Ce discours a été fermement stigmatisé par le député du bloc du Futur Okab Sakr. « Le délire a atteint l’un des ministres de Michel Aoun (CPL), au point de le conduire à assimiler les réfugiés syriens et palestiniens au mal et à vouloir les expulser, rappelant ainsi les anciens extrémistes de l’apartheid en Afrique du Sud. » Le jeune député chiite s’est surtout attardé sur l’indignation exprimée par le ministre Bassil contre l’adoption de programmes syriens par certains établissements scolaires au Liban. « Le génie de ce ministre-gendre (du général Aoun) lui a fait oublier qu’il a été lui-même étudiant à l’Université américaine de Beyrouth où ce n’est pas le programme libanais qui est enseigné », a-t-il déclaré, insistant sur le fait que « la pluralité et l’enchevêtrement des cultures est le propre des sociétés ouvertes à la culture ». « Il existe certainement au Liban, a-t-il ajouté, des êtres humains qui compatissent avec les enfants égorgés, les veuves, les orphelins et les handicapés, victimes des machines à tuer, qu’elles soient israéliennes ou assadiennes. Le danger dans la logique du ministre Bassil est qu’elle sous-tend un discours destiné à satisfaire les chrétiens à la veille des élections, quand bien même ce discours porte la plus grande atteinte aux valeurs chrétiennes. »
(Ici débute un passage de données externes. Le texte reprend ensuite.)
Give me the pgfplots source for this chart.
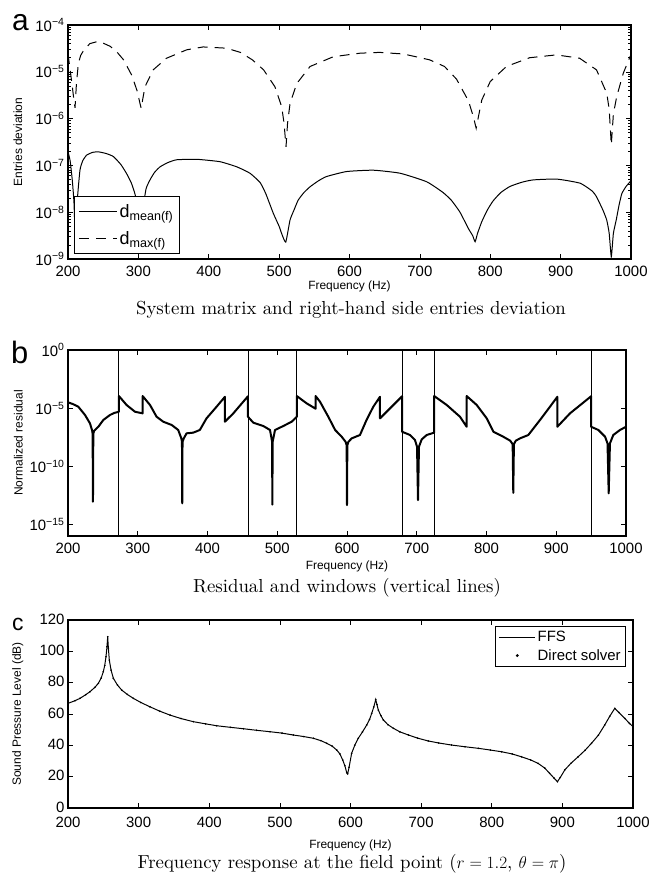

Le spectre de la naturalisation ....
Tout aussi sceptique que le ministre Bassil, mais moins radical, le ministre d’État druze Marwan Kheireddine a estimé que « la crise des réfugiés est le test le plus difficile que connaît le pays depuis l’indépendance, le Liban ne pouvant pas assimiler ce grand nombre de réfugiés ». « L’embarras est clair face à cette situation délicate, puisque la solution n’est pas aisée », a-t-il fait remarquer. Il a en même temps estimé que « les frontières ne peuvent plus rester sans contrôle et ouvertes à tous ceux qui veulent entrer dans le pays ».
Pour les Mourabitoun, en la personne de Moustafa Hamdane, le leader du Front de lutte nationale, le député Walid Joumblatt, se sent avantagé par la présence des réfugiés syriens au Liban, « dont il exploite la situation humanitaire au profit des opérations de fraude et de détournement de fonds qu’il pratique dans le cadre d’une soi-disant assistance aux réfugiés ».
Adoptant une position médiane, le Parti démocrate a appelé à « accueillir les réfugiés affluant de Syrie », tout en mettant en garde contre « une résurgence du projet de naturalisation ».